The forum initially came out of a very honest attempt to try and explore what the region is. What is the role of Lebanon within the Arab world, and what is its relationship with regard to the Arab-Israeli conflict? But then I came to understand the incestuous side to Arab Nationalism. Do we want to go back there? No. Personally, I’m not interested.
Bidoun: There’s a lot of excitement these days that contemporary art is produced in comparable ways absolutely everywhere, art that can be shown in commercial galleries in Paris, at prestigious biennials, etc. Does that leave you optimistic?
CT: Why not? I don’t have a problem with commercial work, nor with biennials, even though biennials are slowly turning into dinosaurs. Some like to pretend that the market doesn’t exist, and I myself, I do prefer small-scale forms of representation, but as much as I have problems with the market, we have to think harder about what it is, and use it as a space.
Bidoun: Then what do you think about Catherine David, for example? Has she opened any doors?
CT: Catherine David came to Beirut like any other curator, and, again, we could talk about a specific agenda. But she did open many doors for Lebanese artists. And I respect her, since, compared to all these curators who come to Beirut and don’t know a thing, she’s a woman who has done her research, who came here for three years before initiating Contemporary Arab Representations. At least this was the case in Beirut, I’m not referring to her other projects. I do, however, have problems with the title. There are nuances and differences within “Arabness.” What is my relationship as a Lebanese to someone from Saudi Arabia or Sudan?
Generally, people like to talk about curators as if they were monsters who come and invade our cities. But we need them, and they need us. We’re playing this game, so why do we have to blame them for “coming and taking.” It’s up to the artist to resist. And if the artist falls into a trap, then that’s the artist’s problem, not the curator’s.
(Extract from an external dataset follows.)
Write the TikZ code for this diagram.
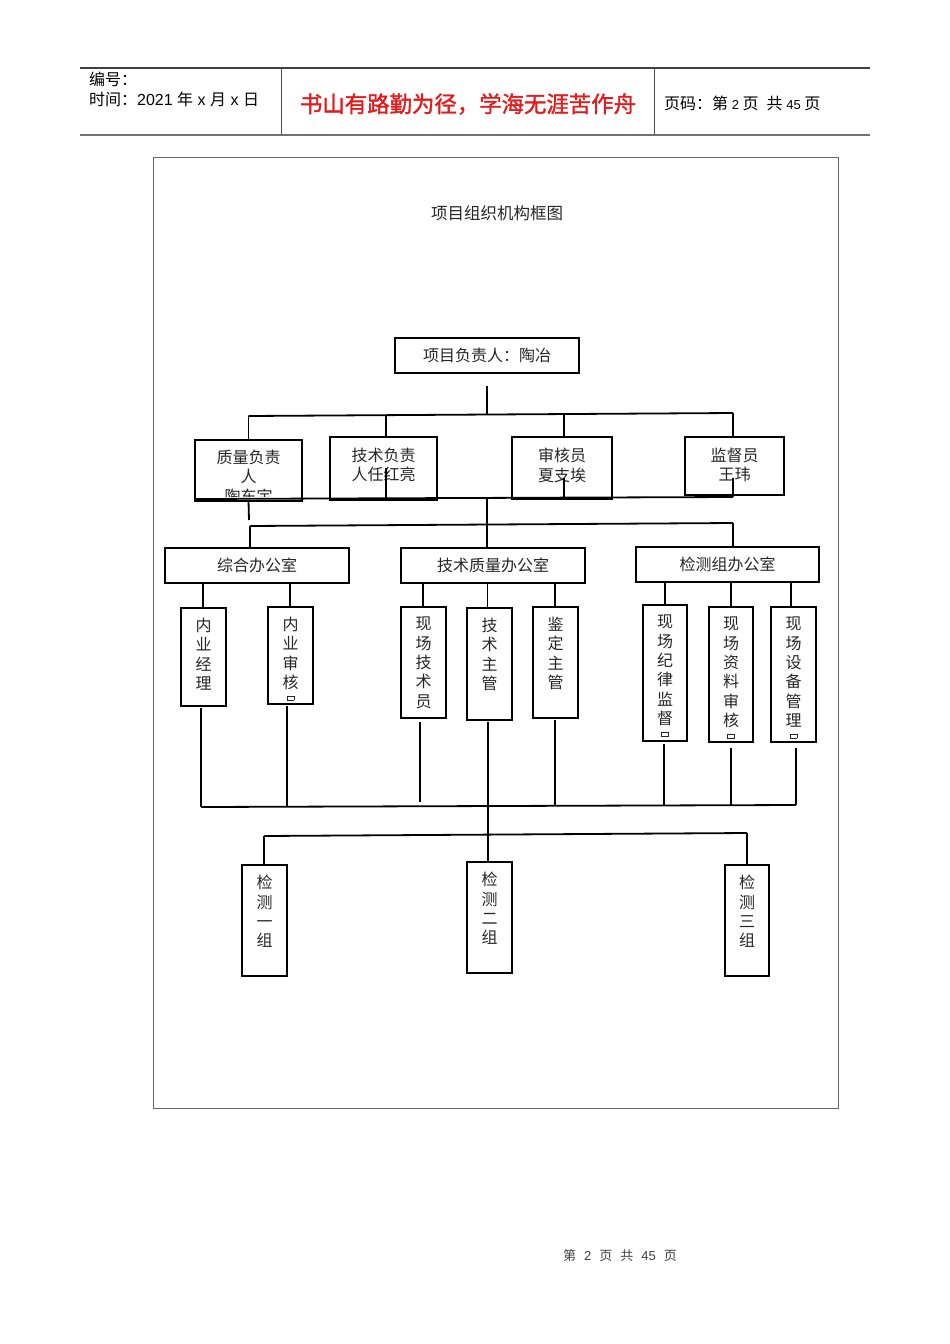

I meet many curators in Beirut, and it’s MY job to resist and to say, “I’m not interested in doing a project with you.” I’m constantly offered to work on projects outside Beirut, and I refuse, because I’m working on the city, and I’m creating a structure. I’m not creating a festival. And if I was seduced by all these offers, I wouldn’t be spending any time in Beirut.
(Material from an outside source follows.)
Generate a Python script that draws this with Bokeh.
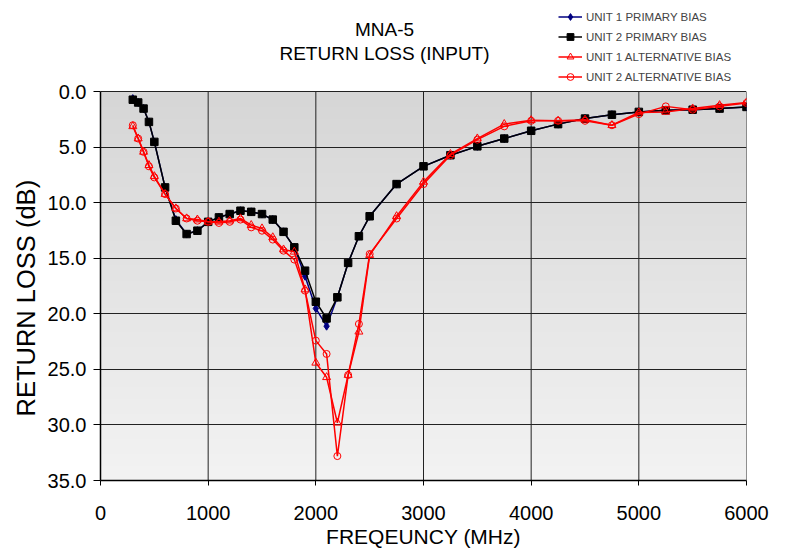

Bidoun: In that context, what role can a magazine like Bidoun play?
CT: Its identity is not clear to me yet. I just hope Bidoun can play a role that is something other than a regional magazine. I’m sorry, but we don’t need a regional magazine. Again: we don’t want to fall into this trap. We need Bidoun to be a platform, so it needs to be in India, Syria, Palestine, Paris, the US; we need it wherever there is a possibility of diffusion. Bidoun shouldn’t take on the responsibility of being the regional spokesman. It took me a few years to understand that I don’t want to be a regional representative. I’m sorry.